**Job**
Each line below either holds the string "with" or doesn't. Count those that do and give only the number.

**Excerpted records**
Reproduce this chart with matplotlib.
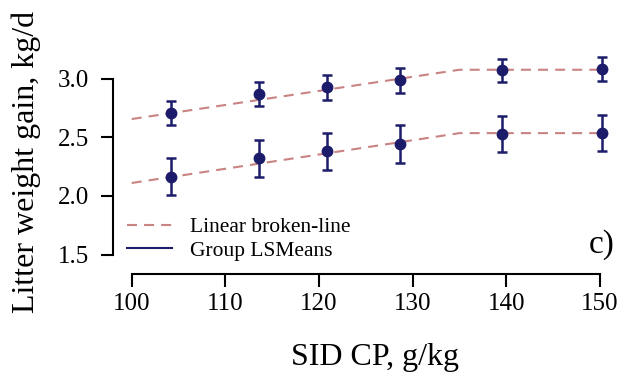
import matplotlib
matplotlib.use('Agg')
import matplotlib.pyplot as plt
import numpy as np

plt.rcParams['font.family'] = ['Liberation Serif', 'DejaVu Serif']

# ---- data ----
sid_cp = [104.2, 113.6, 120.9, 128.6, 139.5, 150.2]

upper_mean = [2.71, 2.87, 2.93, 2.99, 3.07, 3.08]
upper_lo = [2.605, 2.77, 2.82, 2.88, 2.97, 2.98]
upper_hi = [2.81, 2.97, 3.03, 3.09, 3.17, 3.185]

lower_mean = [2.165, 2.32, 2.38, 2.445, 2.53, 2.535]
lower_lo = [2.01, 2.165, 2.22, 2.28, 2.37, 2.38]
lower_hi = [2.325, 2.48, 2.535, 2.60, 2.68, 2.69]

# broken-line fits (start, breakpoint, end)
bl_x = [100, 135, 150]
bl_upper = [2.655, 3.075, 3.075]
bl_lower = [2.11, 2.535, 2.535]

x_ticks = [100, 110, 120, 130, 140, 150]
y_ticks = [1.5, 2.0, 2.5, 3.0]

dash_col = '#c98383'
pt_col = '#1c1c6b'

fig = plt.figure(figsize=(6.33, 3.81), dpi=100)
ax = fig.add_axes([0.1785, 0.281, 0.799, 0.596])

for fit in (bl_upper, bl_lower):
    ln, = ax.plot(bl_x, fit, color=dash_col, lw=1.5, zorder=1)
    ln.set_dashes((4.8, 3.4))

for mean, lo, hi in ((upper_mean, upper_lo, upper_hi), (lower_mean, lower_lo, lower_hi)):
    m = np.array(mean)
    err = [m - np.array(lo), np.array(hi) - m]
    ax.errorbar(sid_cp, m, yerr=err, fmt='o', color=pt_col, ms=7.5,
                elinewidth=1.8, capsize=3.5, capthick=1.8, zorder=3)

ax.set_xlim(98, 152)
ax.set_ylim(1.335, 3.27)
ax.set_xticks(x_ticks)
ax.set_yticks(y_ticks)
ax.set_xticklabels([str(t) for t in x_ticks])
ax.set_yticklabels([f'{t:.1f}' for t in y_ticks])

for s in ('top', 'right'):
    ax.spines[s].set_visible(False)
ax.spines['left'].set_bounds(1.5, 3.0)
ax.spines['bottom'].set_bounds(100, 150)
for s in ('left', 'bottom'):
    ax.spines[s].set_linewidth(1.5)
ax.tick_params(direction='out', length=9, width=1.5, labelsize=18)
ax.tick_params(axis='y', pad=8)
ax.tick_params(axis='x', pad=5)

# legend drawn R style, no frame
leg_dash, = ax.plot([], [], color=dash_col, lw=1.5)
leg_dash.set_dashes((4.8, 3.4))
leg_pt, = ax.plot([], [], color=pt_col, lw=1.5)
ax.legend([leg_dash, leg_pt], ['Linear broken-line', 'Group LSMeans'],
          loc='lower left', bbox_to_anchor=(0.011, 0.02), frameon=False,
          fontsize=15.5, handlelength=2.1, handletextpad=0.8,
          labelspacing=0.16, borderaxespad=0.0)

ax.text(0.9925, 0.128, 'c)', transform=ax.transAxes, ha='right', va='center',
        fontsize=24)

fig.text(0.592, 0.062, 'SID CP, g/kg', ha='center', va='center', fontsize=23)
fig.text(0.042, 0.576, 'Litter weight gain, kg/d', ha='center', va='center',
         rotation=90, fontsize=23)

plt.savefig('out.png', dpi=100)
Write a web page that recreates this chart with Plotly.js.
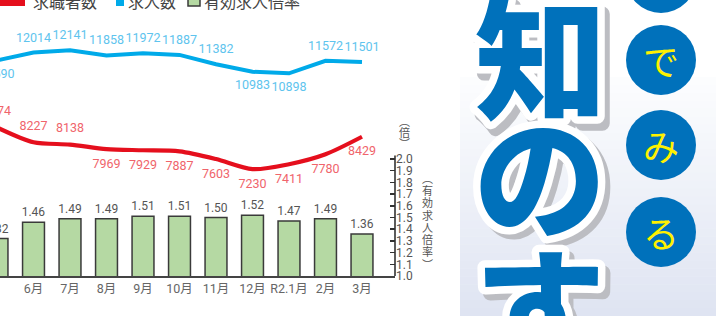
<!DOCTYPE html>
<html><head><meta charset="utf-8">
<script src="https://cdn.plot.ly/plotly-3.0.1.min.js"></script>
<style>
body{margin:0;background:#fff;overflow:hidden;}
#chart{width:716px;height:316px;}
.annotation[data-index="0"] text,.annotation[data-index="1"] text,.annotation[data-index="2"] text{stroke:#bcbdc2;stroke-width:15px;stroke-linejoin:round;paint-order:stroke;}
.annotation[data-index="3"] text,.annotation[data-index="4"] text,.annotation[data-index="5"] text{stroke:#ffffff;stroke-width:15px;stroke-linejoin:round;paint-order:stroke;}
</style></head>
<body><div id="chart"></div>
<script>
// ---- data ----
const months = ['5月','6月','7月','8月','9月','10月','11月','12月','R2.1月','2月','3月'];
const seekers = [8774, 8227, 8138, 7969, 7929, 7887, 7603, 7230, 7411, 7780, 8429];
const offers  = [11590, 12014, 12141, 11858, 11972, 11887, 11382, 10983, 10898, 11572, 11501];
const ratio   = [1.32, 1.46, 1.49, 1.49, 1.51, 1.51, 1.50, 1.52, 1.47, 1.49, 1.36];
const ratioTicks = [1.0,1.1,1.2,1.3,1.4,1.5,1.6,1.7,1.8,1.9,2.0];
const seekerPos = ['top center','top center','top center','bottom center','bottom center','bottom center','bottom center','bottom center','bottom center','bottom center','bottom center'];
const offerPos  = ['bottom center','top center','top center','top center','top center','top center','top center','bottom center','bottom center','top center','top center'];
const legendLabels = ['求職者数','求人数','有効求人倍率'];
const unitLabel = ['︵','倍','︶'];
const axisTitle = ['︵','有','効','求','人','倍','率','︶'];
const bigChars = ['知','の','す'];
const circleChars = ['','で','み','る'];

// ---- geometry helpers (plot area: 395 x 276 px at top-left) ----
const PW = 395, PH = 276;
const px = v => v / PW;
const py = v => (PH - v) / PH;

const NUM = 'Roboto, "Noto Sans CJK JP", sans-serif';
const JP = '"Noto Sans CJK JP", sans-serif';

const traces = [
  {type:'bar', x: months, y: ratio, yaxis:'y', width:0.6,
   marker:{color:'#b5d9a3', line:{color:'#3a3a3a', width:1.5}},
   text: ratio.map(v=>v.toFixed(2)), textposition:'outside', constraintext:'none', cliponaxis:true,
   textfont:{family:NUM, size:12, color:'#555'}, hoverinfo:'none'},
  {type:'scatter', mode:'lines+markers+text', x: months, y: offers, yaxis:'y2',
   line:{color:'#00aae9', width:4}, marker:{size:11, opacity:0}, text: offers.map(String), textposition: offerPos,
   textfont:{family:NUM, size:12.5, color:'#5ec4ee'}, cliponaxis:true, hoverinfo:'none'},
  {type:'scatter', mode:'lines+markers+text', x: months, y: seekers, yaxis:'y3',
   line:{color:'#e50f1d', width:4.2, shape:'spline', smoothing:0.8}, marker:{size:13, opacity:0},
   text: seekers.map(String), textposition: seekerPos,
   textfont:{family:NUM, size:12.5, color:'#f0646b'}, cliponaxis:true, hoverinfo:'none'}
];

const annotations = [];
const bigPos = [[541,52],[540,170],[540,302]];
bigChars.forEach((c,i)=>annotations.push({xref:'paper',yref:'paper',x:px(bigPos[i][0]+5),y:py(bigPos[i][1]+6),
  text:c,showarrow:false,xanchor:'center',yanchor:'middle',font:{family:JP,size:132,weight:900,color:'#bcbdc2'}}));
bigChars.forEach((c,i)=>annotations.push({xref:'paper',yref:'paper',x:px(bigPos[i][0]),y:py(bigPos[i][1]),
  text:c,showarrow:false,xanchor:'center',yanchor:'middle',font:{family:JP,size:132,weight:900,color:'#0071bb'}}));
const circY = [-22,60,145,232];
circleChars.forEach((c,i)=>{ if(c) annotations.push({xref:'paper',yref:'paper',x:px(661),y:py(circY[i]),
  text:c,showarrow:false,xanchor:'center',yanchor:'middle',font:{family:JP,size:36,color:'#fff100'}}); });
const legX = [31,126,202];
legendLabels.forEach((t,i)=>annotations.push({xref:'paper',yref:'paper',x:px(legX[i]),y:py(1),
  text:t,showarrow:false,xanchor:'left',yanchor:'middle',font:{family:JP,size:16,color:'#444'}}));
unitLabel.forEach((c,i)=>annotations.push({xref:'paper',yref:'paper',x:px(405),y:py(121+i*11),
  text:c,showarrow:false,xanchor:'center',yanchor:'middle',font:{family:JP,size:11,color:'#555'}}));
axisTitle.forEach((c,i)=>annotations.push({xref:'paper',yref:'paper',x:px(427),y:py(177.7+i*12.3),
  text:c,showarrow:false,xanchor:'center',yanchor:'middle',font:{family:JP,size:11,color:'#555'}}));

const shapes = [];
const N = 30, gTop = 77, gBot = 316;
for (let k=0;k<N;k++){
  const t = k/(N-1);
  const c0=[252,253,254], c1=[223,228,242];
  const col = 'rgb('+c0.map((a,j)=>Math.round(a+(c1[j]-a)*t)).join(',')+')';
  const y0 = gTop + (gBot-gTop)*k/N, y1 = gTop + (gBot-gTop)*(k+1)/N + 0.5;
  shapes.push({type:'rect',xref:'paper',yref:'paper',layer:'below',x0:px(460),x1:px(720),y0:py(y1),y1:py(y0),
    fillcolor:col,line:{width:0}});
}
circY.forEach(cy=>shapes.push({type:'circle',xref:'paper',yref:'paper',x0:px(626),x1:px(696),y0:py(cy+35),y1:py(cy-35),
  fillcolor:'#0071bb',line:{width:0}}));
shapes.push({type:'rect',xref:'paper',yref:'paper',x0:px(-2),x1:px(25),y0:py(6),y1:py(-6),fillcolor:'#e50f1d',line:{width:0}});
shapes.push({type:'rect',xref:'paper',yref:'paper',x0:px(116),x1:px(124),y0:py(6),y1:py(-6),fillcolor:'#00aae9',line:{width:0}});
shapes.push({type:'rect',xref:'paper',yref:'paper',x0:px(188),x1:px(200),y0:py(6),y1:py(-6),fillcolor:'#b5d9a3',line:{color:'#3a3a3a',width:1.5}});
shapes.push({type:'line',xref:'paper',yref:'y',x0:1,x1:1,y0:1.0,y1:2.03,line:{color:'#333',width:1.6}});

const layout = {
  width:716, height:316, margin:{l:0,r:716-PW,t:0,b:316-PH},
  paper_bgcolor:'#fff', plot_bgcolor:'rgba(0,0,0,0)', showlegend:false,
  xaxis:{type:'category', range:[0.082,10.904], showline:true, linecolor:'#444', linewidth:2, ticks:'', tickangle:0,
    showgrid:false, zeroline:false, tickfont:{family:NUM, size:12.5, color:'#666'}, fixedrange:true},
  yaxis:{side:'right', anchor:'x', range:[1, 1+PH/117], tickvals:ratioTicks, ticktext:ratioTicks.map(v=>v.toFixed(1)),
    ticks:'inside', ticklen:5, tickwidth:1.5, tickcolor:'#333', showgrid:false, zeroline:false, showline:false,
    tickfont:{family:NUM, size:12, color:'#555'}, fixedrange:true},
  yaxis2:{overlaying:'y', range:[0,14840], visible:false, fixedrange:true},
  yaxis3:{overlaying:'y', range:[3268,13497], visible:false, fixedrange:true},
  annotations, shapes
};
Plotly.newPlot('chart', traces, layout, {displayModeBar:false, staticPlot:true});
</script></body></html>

**The response**
2